Once snack time was finished, the kids gathered into a bunch on the floor and Ethan and I told them all about Ellie. When Ethan found out that he was supposed to bring pictures for his birthday, he really wanted to bring one of he and Ellie together. Because Ellie was bald, I knew that it would bring up some questions, plus I knew that Ethan was liable to blurt out "that's my sister and she's dead." Weeks ago, Mrs. Stevens and I had talked about me coming to the class and telling them about Ellie, but we hadn't set anything up. This was the perfect opportunity to share the story. Ethan was so proud to be able to tell his friends all about his sister. I started it out by showing them the picture, and asking if they noticed something "different" about Ethan's sister. One little boy said "yeah, she's bald just like Ethan." I thought that was so sweet - Ethan's baldness was normal to this class, and his sister was just like him, not the other way around. I was able to tell the class how Ethan wanted to shave his head so that Ellie would not feel badly about losing her hair. Then we talked about cancer and why she lost her hair. Together, Mrs. Stevens and I answered questions about cancer and death, and Ethan interjected his own comments from time to time. The kids were great. They had all kinds of wonderful questions, from how she died to how we found out she was sick. At one point there was quite a lively rabbit trail about pirates and eye patches once they learned that Ellie was blind in one eye. (Of course they needed to find out if that eye still looked and moved like the one that could see.) A couple of the kids got distracted with the location of one's heart, after Mrs. Stevens talked about how we carry love and memories in our hearts after a person has died. The whole experience was delightful in every way. We sent home a handout from Ellie's memorial service and a letter for their parents explaining what we talked about. (I could just imagine the parent's reactions when their children came home saying "Ethan's sister died!")
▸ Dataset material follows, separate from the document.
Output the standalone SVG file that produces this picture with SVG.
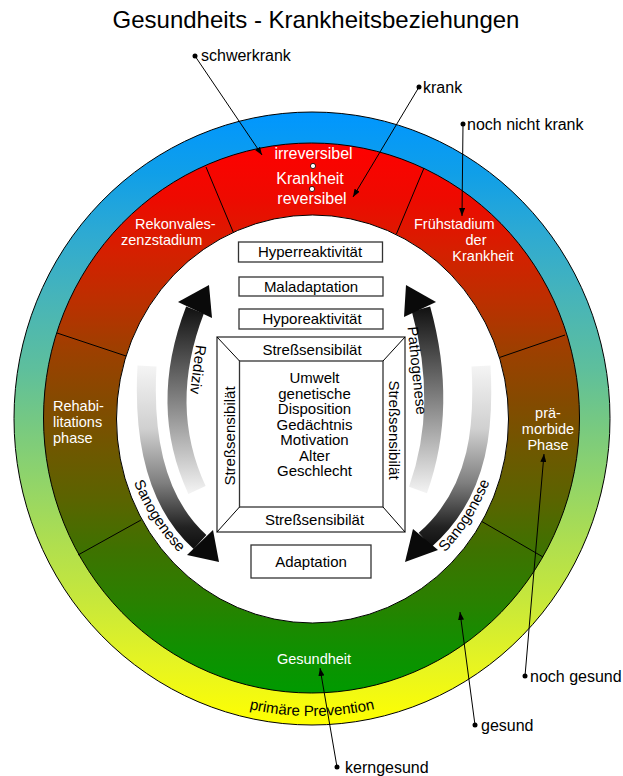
<svg xmlns="http://www.w3.org/2000/svg" width="623" height="776" viewBox="0 0 623 776">
<defs>
  <linearGradient id="gOuter" gradientUnits="userSpaceOnUse" x1="0" y1="112" x2="0" y2="725">
    <stop offset="0" stop-color="#0096ff"/>
    <stop offset="0.1" stop-color="#109fe8"/>
    <stop offset="0.2" stop-color="#2eaad2"/>
    <stop offset="0.3" stop-color="#46b4ba"/>
    <stop offset="0.42" stop-color="#5ebf9c"/>
    <stop offset="0.5" stop-color="#74c884"/>
    <stop offset="0.6" stop-color="#90d46a"/>
    <stop offset="0.7" stop-color="#aede50"/>
    <stop offset="0.8" stop-color="#c8e83a"/>
    <stop offset="0.9" stop-color="#e6f422"/>
    <stop offset="1" stop-color="#ffff00"/>
  </linearGradient>
  <linearGradient id="gMid" gradientUnits="userSpaceOnUse" x1="0" y1="143" x2="0" y2="693">
    <stop offset="0" stop-color="#ff0000"/>
    <stop offset="0.1" stop-color="#ee0a00"/>
    <stop offset="0.2" stop-color="#d42000"/>
    <stop offset="0.29" stop-color="#bb3000"/>
    <stop offset="0.38" stop-color="#9c4000"/>
    <stop offset="0.47" stop-color="#844a00"/>
    <stop offset="0.56" stop-color="#6e5800"/>
    <stop offset="0.65" stop-color="#5a6400"/>
    <stop offset="0.74" stop-color="#3e7200"/>
    <stop offset="0.83" stop-color="#2a8000"/>
    <stop offset="0.92" stop-color="#109000"/>
    <stop offset="1" stop-color="#009a00"/>
  </linearGradient>
  <linearGradient id="gRed" gradientUnits="userSpaceOnUse" x1="0" y1="307" x2="0" y2="492">
    <stop offset="0" stop-color="#111"/>
    <stop offset="1" stop-color="#f2f2f2"/>
  </linearGradient>
  <linearGradient id="gSanL" gradientUnits="userSpaceOnUse" x1="0" y1="366" x2="0" y2="545">
    <stop offset="0" stop-color="#f4f4f4"/>
    <stop offset="0.35" stop-color="#d0d0d0"/>
    <stop offset="0.65" stop-color="#808080"/>
    <stop offset="0.9" stop-color="#222"/>
    <stop offset="1" stop-color="#111"/>
  </linearGradient>
  <marker id="ah" viewBox="0 0 8 6" refX="8" refY="3" markerWidth="8" markerHeight="6" markerUnits="userSpaceOnUse" orient="auto">
    <path d="M0,0 L8,3 L0,6 z" fill="#000"/>
  </marker>
  <path id="pPrev" d="M 23,419 A 289,297 0 0 0 601,419"/>
  <path id="pSanL" d="M 130,472 Q 149,526 187,560"/>
  <path id="pSanR" d="M 433,564 Q 477,524 495,466"/>
</defs>
<style>
  text { font-family: "Liberation Sans", Arial, sans-serif; }
  .title { font-size: 24px; fill: #000; }
  .lbl { font-size: 16px; fill: #000; }
  .w15 { font-size: 14.5px; fill: #fff; }
  .w16 { font-size: 16px; fill: #fff; }
  .b15 { font-size: 15px; fill: #000; }
  .box { fill: #fff; stroke: #333; stroke-width: 1.3; }
  .ring { stroke: #000; stroke-width: 1; }
  .div { stroke: #000; stroke-width: 1; }
  .ptr { stroke: #000; stroke-width: 1; fill: none; marker-end: url(#ah); }
  .dot { fill: #000; }
  .head { fill: #0a0a0a; }
  .shaft { fill: none; stroke-width: 19; }
  .mid { text-anchor: middle; }
</style>

<text class="title mid" x="316" y="28">Gesundheits - Krankheitsbeziehungen</text>

<g id="outer-ring">
  <ellipse class="ring" cx="312" cy="418.5" rx="298" ry="306.5" fill="url(#gOuter)"/>
  <text class="b15"><textPath href="#pPrev" startOffset="50%" text-anchor="middle">primäre Prevention</textPath></text>
</g>

<g id="disease-ring">
  <ellipse class="ring" cx="311.5" cy="418" rx="268" ry="275" fill="url(#gMid)"/>
  <line class="div" x1="206" y1="167" x2="234" y2="234"/>
  <line class="div" x1="424" y1="168" x2="396" y2="235"/>
  <line class="div" x1="57" y1="333" x2="126" y2="356"/>
  <line class="div" x1="78" y1="555" x2="141" y2="520"/>
  <line class="div" x1="565" y1="335" x2="498" y2="358"/>
  <line class="div" x1="543" y1="557" x2="481" y2="521"/>
</g>

<g id="inner-area">
  <ellipse class="ring" cx="312.5" cy="419" rx="196" ry="204" fill="#fff"/>
</g>

<g id="ring-labels">
  <text class="w16 mid" x="313.5" y="159">irreversibel</text>
  <circle cx="313" cy="166" r="2.6" fill="#fff" stroke="#000" stroke-width="0.8"/>
  <text class="w16 mid" x="310" y="184">Krankheit</text>
  <circle cx="312" cy="189" r="2.6" fill="#fff" stroke="#000" stroke-width="0.8"/>
  <text class="w16 mid" x="312" y="204">reversibel</text>
  <text class="w15" x="135" y="229">Rekonvales-</text>
  <text class="w15" x="121" y="245">zenzstadium</text>
  <text class="w15" x="414" y="229">Frühstadium</text>
  <text class="w15 mid" x="476" y="245">der</text>
  <text class="w15 mid" x="483" y="261">Krankheit</text>
  <text class="w15" x="53" y="411">Rehabi-</text>
  <text class="w15" x="53" y="427">litations</text>
  <text class="w15" x="53" y="443">phase</text>
  <text class="w15 mid" x="548" y="418">prä-</text>
  <text class="w15 mid" x="548" y="434">morbide</text>
  <text class="w15 mid" x="548" y="450">Phase</text>
  <text class="w15 mid" font-size="15" x="314" y="664">Gesundheit</text>
</g>

<g id="box-hyper">
  <rect class="box" x="238.5" y="242" width="144" height="20"/>
  <text class="b15 mid" x="310" y="257">Hyperreaktivität</text>
</g>
<g id="box-mal">
  <rect class="box" x="239" y="277" width="144" height="19"/>
  <text class="b15 mid" x="311" y="291.5">Maladaptation</text>
</g>
<g id="box-hypo">
  <rect class="box" x="239" y="309" width="144" height="20"/>
  <text class="b15 mid" x="312" y="324">Hyporeaktivität</text>
</g>
<g id="box-adapt">
  <rect class="box" x="251" y="545" width="120" height="33"/>
  <text class="b15 mid" x="311" y="567">Adaptation</text>
</g>

<g id="frame">
  <rect class="box" x="217" y="337" width="188" height="195"/>
  <rect class="box" x="239.5" y="361" width="143.5" height="146"/>
  <line class="div" stroke="#333" x1="217" y1="337" x2="239.5" y2="361"/>
  <line class="div" stroke="#333" x1="405" y1="337" x2="383" y2="361"/>
  <line class="div" stroke="#333" x1="217" y1="532" x2="239.5" y2="507"/>
  <line class="div" stroke="#333" x1="405" y1="532" x2="383" y2="507"/>
  <text class="b15 mid" x="312" y="355">Streßsensibilät</text>
  <text class="b15 mid" x="314.5" y="525">Streßsensibilät</text>
  <text class="b15 mid" transform="translate(235,436) rotate(-90)">Streßsensibilät</text>
  <text class="b15 mid" transform="translate(389,430) rotate(90)">Streßsensibilät</text>
  <text class="b15 mid" x="314.5" y="383">Umwelt</text>
  <text class="b15 mid" x="314.5" y="398.5">genetische</text>
  <text class="b15 mid" x="314.5" y="414">Disposition</text>
  <text class="b15 mid" x="314.5" y="429.5">Gedächtnis</text>
  <text class="b15 mid" x="314.5" y="445">Motivation</text>
  <text class="b15 mid" x="314.5" y="460.5">Alter</text>
  <text class="b15 mid" x="314.5" y="476">Geschlecht</text>
</g>

<g id="arrow-rediziv">
  <path class="shaft" stroke="url(#gRed)" d="M 195,310 Q 158,406 197,490"/>
  <polygon class="head" points="178,302 209,285 212,318"/>
  <text class="b15 mid" transform="translate(193,369) rotate(97)">Rediziv</text>
</g>
<g id="arrow-sanogenese-left">
  <path class="shaft" stroke="url(#gSanL)" d="M 147,366 C 144,420 148,495 200,542"/>
  <polygon class="head" points="213,530 219,562 187,555"/>
  <text class="b15"><textPath href="#pSanL" startOffset="50%" text-anchor="middle">Sanogenese</textPath></text>
</g>
<g id="arrow-pathogenese">
  <path class="shaft" stroke="url(#gRed)" d="M 421,309 Q 448,406 418,490"/>
  <polygon class="head" points="436,302 406,285 404,317"/>
  <text class="b15 mid" transform="translate(412,371) rotate(84)">Pathogenese</text>
</g>
<g id="arrow-sanogenese-right">
  <path class="shaft" stroke="url(#gSanL)" d="M 481,366 C 484,420 482,490 425,540"/>
  <polygon class="head" points="413,529 405,562 438,550"/>
  <text class="b15"><textPath href="#pSanR" startOffset="50%" text-anchor="middle">Sanogenese</textPath></text>
</g>

<g id="connectors">
  <circle class="dot" cx="195" cy="56" r="2.5"/>
  <line class="ptr" x1="195" y1="56" x2="262" y2="155"/>
  <circle class="dot" cx="419" cy="87" r="2.5"/>
  <line class="ptr" x1="419" y1="87" x2="353" y2="197"/>
  <circle class="dot" cx="463" cy="124" r="2.5"/>
  <line class="ptr" x1="463" y1="124" x2="462" y2="216"/>
  <circle class="dot" cx="525" cy="676" r="2.5"/>
  <line class="ptr" x1="525" y1="676" x2="544" y2="454"/>
  <circle class="dot" cx="475" cy="725" r="2.5"/>
  <line class="ptr" x1="475" y1="725" x2="460" y2="612"/>
  <circle class="dot" cx="337" cy="767" r="2.5"/>
  <line class="ptr" x1="337" y1="767" x2="320" y2="668"/>
</g>

<g id="labels">
  <text class="lbl" x="201" y="60.5">schwerkrank</text>
  <text class="lbl" x="423" y="92.5">krank</text>
  <text class="lbl" x="467" y="129.5">noch nicht krank</text>
  <text class="lbl" x="530" y="682">noch gesund</text>
  <text class="lbl" x="481" y="731">gesund</text>
  <text class="lbl" x="345" y="773">kerngesund</text>
</g>
</svg>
Loretta came with me to the school and was able to sit in class and watch the fun. We had such a great time getting to observe Ethan in his classroom and get a glimpse of how his days are spent at school. We came away with two very strong feelings: Mrs. Stevens is a saint; and teachers, particularly kindergarten teachers, are WAY underpaid. May I just say, "God bless them, every one!"

I will have many more birthday stories to share after tomorrow. Thank you so much for taking Ethan into your hearts! The surest way to a mother's heart is when you love her little ones.